The NDIS is still being cut down to the point it that it won't work.
There is no money to implement Gonski. The funding measures for education are simply treading water, at best - and represent a continuing slide in Australia's ability to train and educate its children properly and prepare them for the future. Once we've convinced the government that teaching children to be creative and innovative is the way of the future, we then desperately need to do even more work to implement a "Life-Long Learning" strategy that recognises the need to help all Australians, young and old, to be continuously upgrading their skills and abilities to meet future needs. This budget doesn't even take the first step in that journey.
The National Gallery is to lose 8.5% of their staff. The National library loses 6.5%.
None of this is openly announced. None of it debated. The impact is not assessed or even vaguely considered.
What we need, right now, is parliamentarians with a mandate, from the people, to shed light on these issues, ask the relevant questions and to turn this ship around.
While measures to reduce tax for upper-middle Australians, and to tighten tax relief for high-income retirees are welcome, they neither go far enough, nor achieve anything more than basic enhancements - with the wrong focus.
Lucrative increases in revenue such as the "Google tax" and tobacco taxes simply don't go far enough - and ignore options that would make a far more significant difference to the future of Australians' lives, such as:
- (careful, well-planned and responsible) changes to negative gearing
- super-profits taxes for banks
Spending of those lucrative measures through blunt instruments such as bracket creep adjustments(1) and small-business tax cuts are neither innovative in their own right, nor increase innovation in the economy.
While it is not an Arts Party policy to chase a return to budget surplus at the expense of all else - it must be mentioned that the prediction of reducing the deficit to $6 billion, in the forward estimates, is based on predictions that are nothing short of purely optimistic
The stated aim of reaching a 25% company tax rate in 10 years, while laudable, is hopeful at best, and unlikely to be implemented under this (or any other) government. If it is found possible to do so in the next 10 years, it will take much braver, more innovative and more inspired policy decisions than those contained in this budget, to make it happen.

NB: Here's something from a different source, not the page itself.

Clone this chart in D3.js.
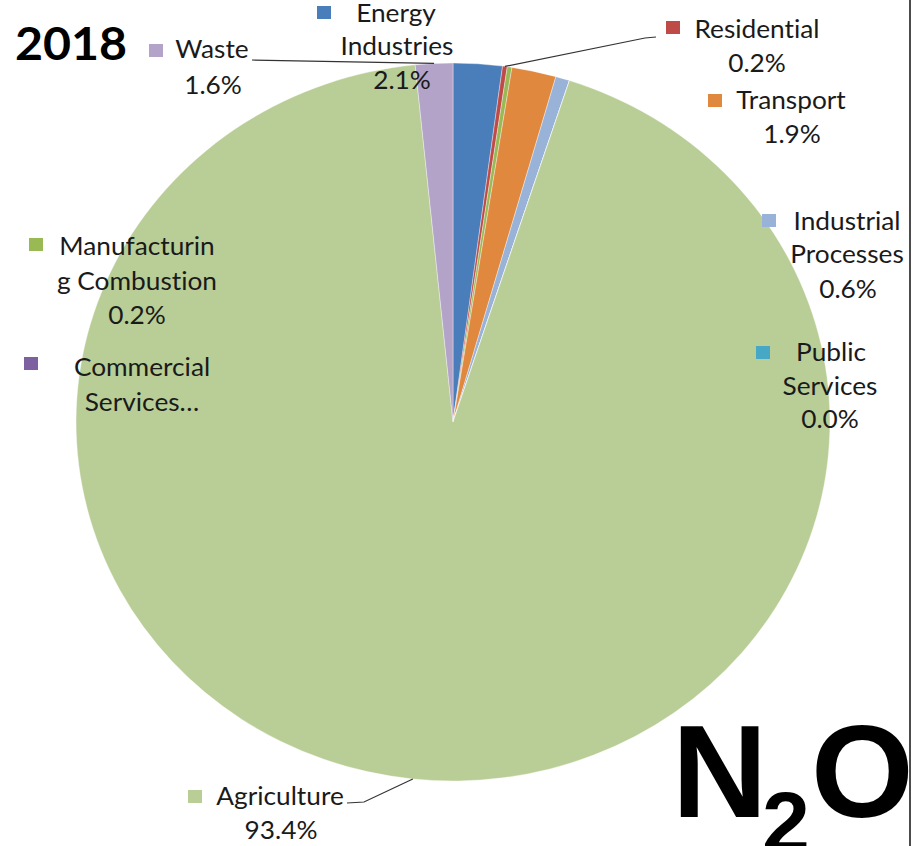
<!DOCTYPE html>
<html>
<head>
<meta charset="utf-8">
<script src="https://cdn.jsdelivr.net/npm/d3@7"></script>
<style>
  html, body { margin: 0; padding: 0; background: #fff; }
  svg { display: block; }
  text.lbl, text.year { font-family: Lato, "Open Sans", sans-serif; fill: #1a1a1a; font-variant-ligatures: none; }
  text.gas { font-family: "Liberation Sans", Arial, sans-serif; font-weight: 700; fill: #000; }
</style>
</head>
<body>
<svg id="chart" width="924" height="846"></svg>
<script>
// N2O emissions by source sector, 2018 (share of total, %)
const categories = ["Energy Industries", "Residential", "Manufacturing Combustion", "Transport",
  "Industrial Processes", "Public Services", "Commercial Services", "Agriculture", "Waste"];
const shares = [2.1, 0.2, 0.2, 1.9, 0.6, 0.0, 0.0, 93.4, 1.6];
const colors = ["#4a7ebb", "#be4b48", "#98b954", "#e0883e", "#98b2d8", "#46a8c4", "#7d60a0", "#b9cd96", "#b3a3c8"];

// label text lines as printed next to each slice (last line is the percentage unless truncated)
const labelNames = [
  ["Energy", "Industries"],
  ["Residential"],
  ["Manufacturin", "g Combustion"],
  ["Transport"],
  ["Industrial", "Processes"],
  ["Public", "Services"],
  ["Commercial", "Services…"],
  ["Agriculture"],
  ["Waste"]
];
const showPercent = [true, true, true, true, true, true, false, true, true];

// label placement: legend square (top-left) and line centres
const labelLayout = [
  { sq: [317, 6],   lines: [[396, 13], [397, 46], [402, 80]] },
  { sq: [666, 21],  lines: [[757, 29], [757, 63]] },
  { sq: [29, 238],  lines: [[137, 246], [137, 281], [137, 315]] },
  { sq: [708, 94],  lines: [[791, 100], [792, 134]] },
  { sq: [762, 214], lines: [[847, 221], [847, 254], [848, 289]] },
  { sq: [756, 346], lines: [[831, 352], [830, 386], [830, 419]] },
  { sq: [24, 357],  lines: [[142, 367], [142, 402]] },
  { sq: [188, 790], lines: [[280, 796], [281, 830]] },
  { sq: [149, 44],  lines: [[212, 49], [213, 85]] }
];

// leader lines: index -> bend and end points
const leaders = [
  { i: 1, pts: [[645, 38], [656, 37]] },
  { i: 7, pts: [[364, 802], [347, 803]] },
  { i: 8, pts: [[252, 60]] }
];

const data = categories.map((c, i) => ({ name: c, value: shares[i], color: colors[i] }));

const svg = d3.select("#chart");
svg.append("rect").attr("width", 924).attr("height", 846).attr("fill", "#fff");

const cx = 453, cy = 422, r = 359, sx = 1.05;

const pie = d3.pie().value(d => d.value).sort(null);
const arcs = pie(data);
const arc = d3.arc().innerRadius(0).outerRadius(r);

const g = svg.append("g").attr("transform", `translate(${cx},${cy}) scale(${sx},1)`);
g.selectAll("path.slice")
  .data(arcs)
  .join("path")
  .attr("class", "slice")
  .attr("d", arc)
  .attr("fill", d => d.data.color)
  .attr("stroke", "#fff")
  .attr("stroke-width", 0.6)
  .attr("stroke-opacity", 0.6);

// leader lines from slice edge midpoints
const line = d3.line();
leaders.forEach(l => {
  const a = arcs[l.i];
  const mid = (a.startAngle + a.endAngle) / 2;
  const start = [cx + sx * r * Math.sin(mid), cy - r * Math.cos(mid)];
  svg.append("path")
    .attr("d", line([start, ...l.pts]))
    .attr("fill", "none")
    .attr("stroke", "#333")
    .attr("stroke-width", 1.2);
});

const fmt = d3.format(".1f");
const fs = 25;
data.forEach((d, i) => {
  const lay = labelLayout[i];
  svg.append("rect")
    .attr("x", lay.sq[0]).attr("y", lay.sq[1])
    .attr("width", 14).attr("height", 13)
    .attr("fill", d.color);
  const texts = labelNames[i].slice();
  if (showPercent[i]) texts.push(fmt(d.value) + "%");
  texts.forEach((t, k) => {
    const [x, y] = lay.lines[k];
    svg.append("text")
      .attr("class", "lbl")
      .attr("transform", `translate(${x},${y}) scale(${sx},1)`)
      .attr("text-anchor", "middle")
      .attr("dy", "0.36em")
      .attr("font-size", fs)
      .text(t);
  });
});

// year heading
svg.append("text")
  .attr("class", "year")
  .attr("transform", `translate(15,60) scale(${sx},1)`)
  .attr("font-size", 46)
  .attr("font-weight", 700)
  .style("fill", "#000")
  .text("2018");

// gas label
const gas = svg.append("text")
  .attr("class", "gas")
  .attr("y", 817)
  .attr("font-size", 132);
gas.append("tspan").attr("x", 672).text("N");
gas.append("tspan").attr("x", 762).attr("font-size", 86).attr("dy", 35).text("2");
gas.append("tspan").attr("x", 811).attr("dy", -35).text("O");

// right frame edge
svg.append("line")
  .attr("x1", 910).attr("x2", 910).attr("y1", 0).attr("y2", 846)
  .attr("stroke", "#111").attr("stroke-width", 1.5);
</script>
</body>
</html>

As such, the extension of the definition of "SME" to those companies with a revenue of up to $1 billion would seem to be nothing short of a cynical dog-whistle to the owners and beneficiaries of large businesses that "we haven't forgotten you" and "we will look after you" if you keep supporting us for re-election.
This budget fails to reduce government expenditure as a percentage of GDP while also failing to increase services or innovative spending in any meaningful way. It claims to err on the side of austerity (which is a questionable approach in the current climate, given international experience) while, at the same time, both failing to be austere and failing to increase or encourage investment in any meaningful way.
Furthermore, this budget fails to support, use or draw benefit from The Arts sector, the Creative Industries, the Education and Training sector - or to support Community and Lifestyle in any way, shape or form. In fact, it fails to mention them, or recognise the value they represent to every Australians' future, at all...
... as per usual.
For further details of the ideas we have already put forward (and for updates on our further policy details, as the election campaign kicks off) please see our policies page
- for the record, in The Arts Party's opinion, "bracket creep" should be avoided by pegging tax brackets to the Wage Price Index - thus removing it as a false crypto-tax-break, to be used whenever politically expedient.